Commissioners Hear Stories of Window Cord Activists

Commissioners March 14 heard from the survivors of two children who died in window cord incidents. Their input, which included memories of the girls and descriptions of the events, also included several themes:

  • Industry Criticism: Timothy Frink and Jeremy Eastburn respectively contrasted their conservative and libertarian pro-business political alignments with assertions that industry has been too slow to take stronger safety actions. Frink – whose granddaughter Brianna Jones died in his daughter's home in 2012 – additionally raised the issue of sacrifice. His daughter and son-in-law both are Iraq veterans, and he compared their willingness to risk their lives with what he said is industry unwillingness to risk profit.

  • Attractiveness to Children: Both Frink and Carolyn Eastburn, whose daughter Presley died in her home in late 2016, mentioned the idea of necklaces as possible reasons why the girls might have been playing with cords.

  • Assumption of Safety: Both sets of parents believed they had taken steps to help ensure safety.

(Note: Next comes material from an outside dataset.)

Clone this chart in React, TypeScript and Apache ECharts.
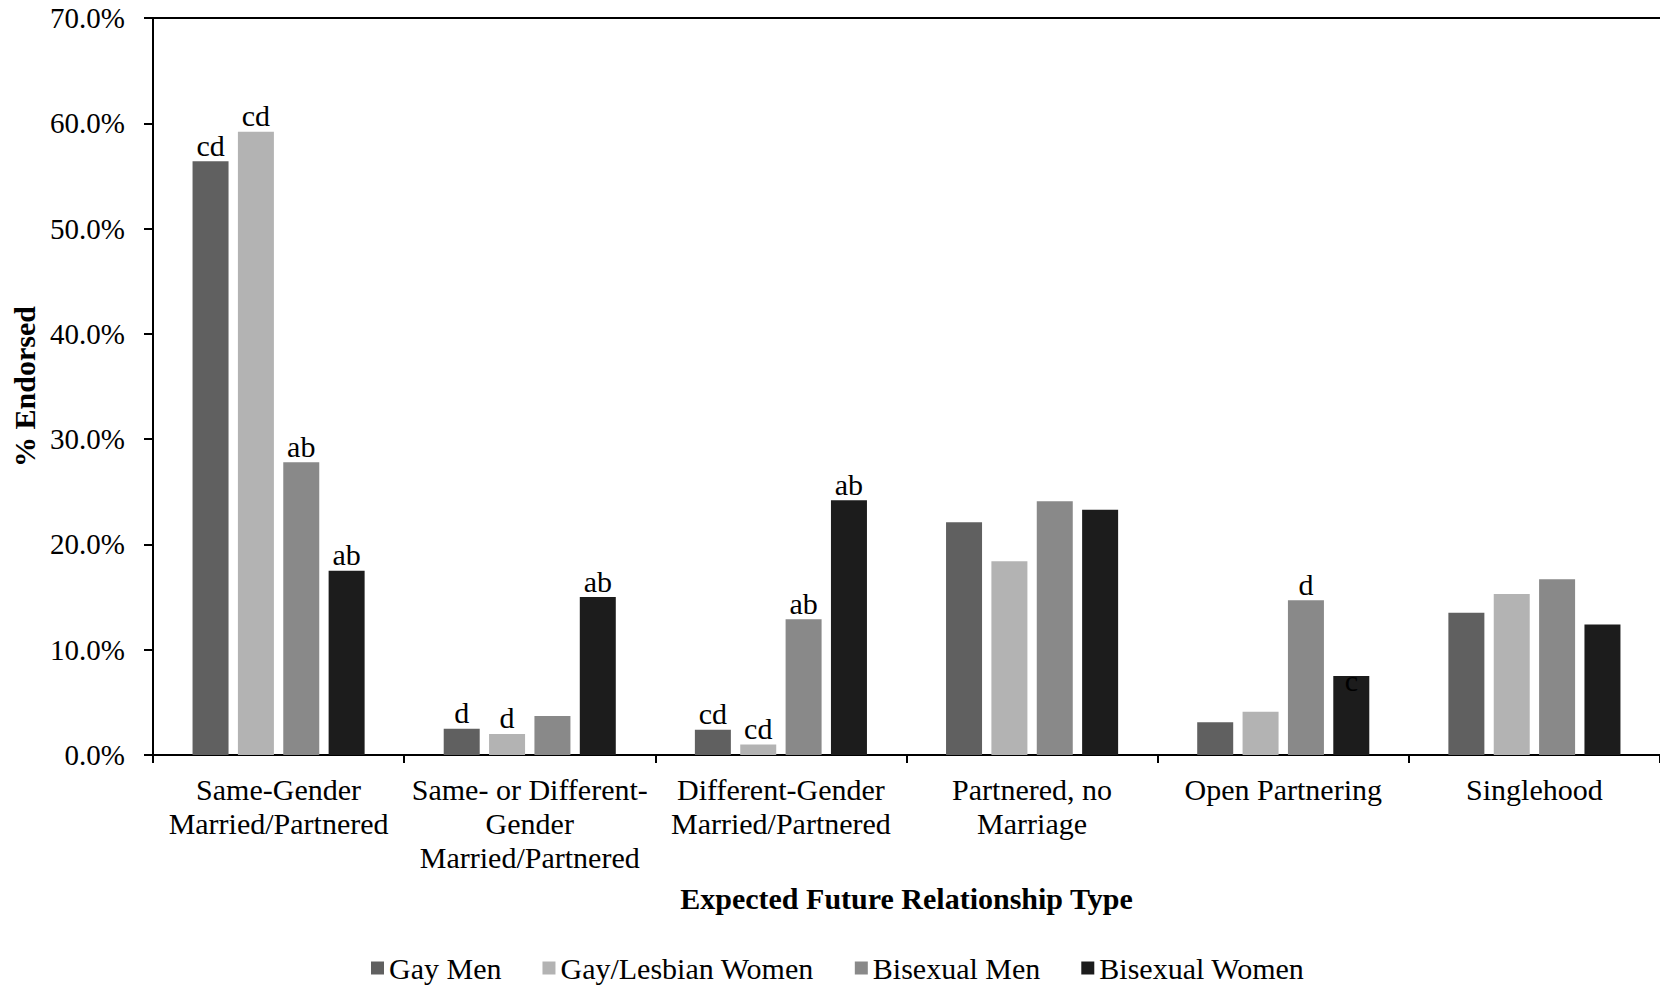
import React, { useEffect, useRef } from "react";
import * as echarts from "echarts";

const categories = [
  "Same-Gender\nMarried/Partnered",
  "Same- or Different-\nGender\nMarried/Partnered",
  "Different-Gender\nMarried/Partnered",
  "Partnered, no\nMarriage",
  "Open Partnering",
  "Singlehood",
];

const seriesNames = ["Gay Men", "Gay/Lesbian Women", "Bisexual Men", "Bisexual Women"];

const gayMen = [56.4, 2.5, 2.4, 22.1, 3.1, 13.5];
const gayLesbianWomen = [59.2, 2.0, 1.0, 18.4, 4.1, 15.3];
const bisexualMen = [27.8, 3.7, 12.9, 24.1, 14.7, 16.7];
const bisexualWomen = [17.5, 15.0, 24.2, 23.3, 7.5, 12.4];

const gayMenLetters = ["cd", "d", "cd", "", "", ""];
const gayLesbianWomenLetters = ["cd", "d", "cd", "", "", ""];
const bisexualMenLetters = ["ab", "", "ab", "", "d", ""];
const bisexualWomenLetters = ["ab", "ab", "ab", "", "c", ""];

const yTicks = { min: 0, max: 70, interval: 10 };

const colors = ["#606060", "#b3b3b3", "#898989", "#1c1c1c"];

const FONT = "'Liberation Serif', 'Times New Roman', serif";

export default function App() {
  const ref = useRef<HTMLDivElement>(null);

  useEffect(() => {
    if (!ref.current) return;
    const chart = echarts.init(ref.current, undefined, { renderer: "svg" });

    const values = [gayMen, gayLesbianWomen, bisexualMen, bisexualWomen];
    const letters = [gayMenLetters, gayLesbianWomenLetters, bisexualMenLetters, bisexualWomenLetters];

    const series: any[] = seriesNames.map((name, si) => ({
      name,
      type: "bar",
      barWidth: 36,
      barGap: "26%",
      itemStyle: { color: colors[si] },
      data: values[si].map((v, ci) => {
        const l = letters[si][ci];
        const item: any = { value: v };
        if (l) {
          const inside = si === 3 && ci === 4;
          item.label = {
            show: true,
            position: "top",
            formatter: l,
            distance: 2,
            offset: inside ? [0, 21] : [0, 1],
            color: "#000",
            fontFamily: FONT,
            fontSize: 30,
          };
        }
        return item;
      }),
      ...(si === 0
        ? {
            markLine: {
              silent: true,
              symbol: "none",
              label: { show: false },
              lineStyle: { color: "#000", width: 2, type: "solid" },
              data: [{ yAxis: yTicks.max }],
            },
          }
        : {}),
    }));

    chart.setOption({
      animation: false,
      textStyle: { fontFamily: FONT, color: "#000" },
      legend: {
        data: seriesNames,
        top: 953,
        left: 371,
        padding: 0,
        icon: "rect",
        itemWidth: 13,
        itemHeight: 13,
        itemGap: 41,
        textStyle: { fontFamily: FONT, fontSize: 30, color: "#000" },
      },
      grid: { left: 153, right: 0, top: 18, bottom: 232, containLabel: false },
      xAxis: {
        type: "category",
        data: categories,
        name: "Expected Future Relationship Type",
        nameLocation: "middle",
        nameGap: 128,
        nameTextStyle: { fontFamily: FONT, fontSize: 30, fontWeight: "bold", color: "#000" },
        axisLine: { show: true, lineStyle: { color: "#000", width: 2 } },
        axisTick: { show: true, length: 8, lineStyle: { color: "#000", width: 2 } },
        axisLabel: {
          interval: 0,
          margin: 17,
          fontFamily: FONT,
          fontSize: 30,
          lineHeight: 34,
          color: "#000",
        },
      },
      yAxis: {
        type: "value",
        min: yTicks.min,
        max: yTicks.max,
        interval: yTicks.interval,
        name: "% Endorsed",
        nameLocation: "middle",
        nameRotate: 90,
        nameGap: 108,
        nameTextStyle: { fontFamily: FONT, fontSize: 30, fontWeight: "bold", color: "#000" },
        axisLine: { show: true, lineStyle: { color: "#000", width: 2 } },
        axisTick: { show: true, length: 9, lineStyle: { color: "#000", width: 2 } },
        splitLine: { show: false },
        axisLabel: {
          margin: 28,
          fontFamily: FONT,
          fontSize: 29,
          color: "#000",
          formatter: (v: number) => `${v.toFixed(1)}%`,
        },
      },
      series,
    });

    return () => chart.dispose();
  }, []);

  return (
    <div
      ref={ref}
      style={{ position: "fixed", left: 0, top: 0, width: 1660, height: 987, background: "#fff" }}
    />
  );
}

The Jones had cut the cords and initially placed them out of reach; the Eastburns had their custom unit professionally installed.

  • Unawareness of the Risk: Both accounts involved post-event interaction with acquaintances who either had similar hazards in homes with small children or who expressed surprise at the extent of the risk.

  • Provided Housing: Both accounts included concern for people in military or income-assisted housing who do not have a choice about potentially unsafe window covering.

The visitors called on commissioners to act on the 2013 petition that seeks a ban of accessible cords; the agency's recent regulatory agenda (PSL, 1/2/17) gave a soft target of this fall for a briefing package with a recommendation.


Any CPSC proposal would need to consider recent work by the Window Covering Manufacturers Association on updating its standards. The direction has included a distinction between custom and stock units (PSL, 12/12/16), with the latter getting more attention. CPSC staff early last fall (PSL, 9/19/16), wrote WCMA to support a "segmented" approach of focusing first on products that can meet updated requirements sooner rather than waiting until all can.


Earlier this year, prior to stepping down from the chairman position, Commissioner Elliot Kaye urged the Retail Industry Leaders Association to keep open the possibility of pulling out of the WCMA process, calling the stock/custom approach "better than nothing" but "flawed" (PSL, 1/30/17).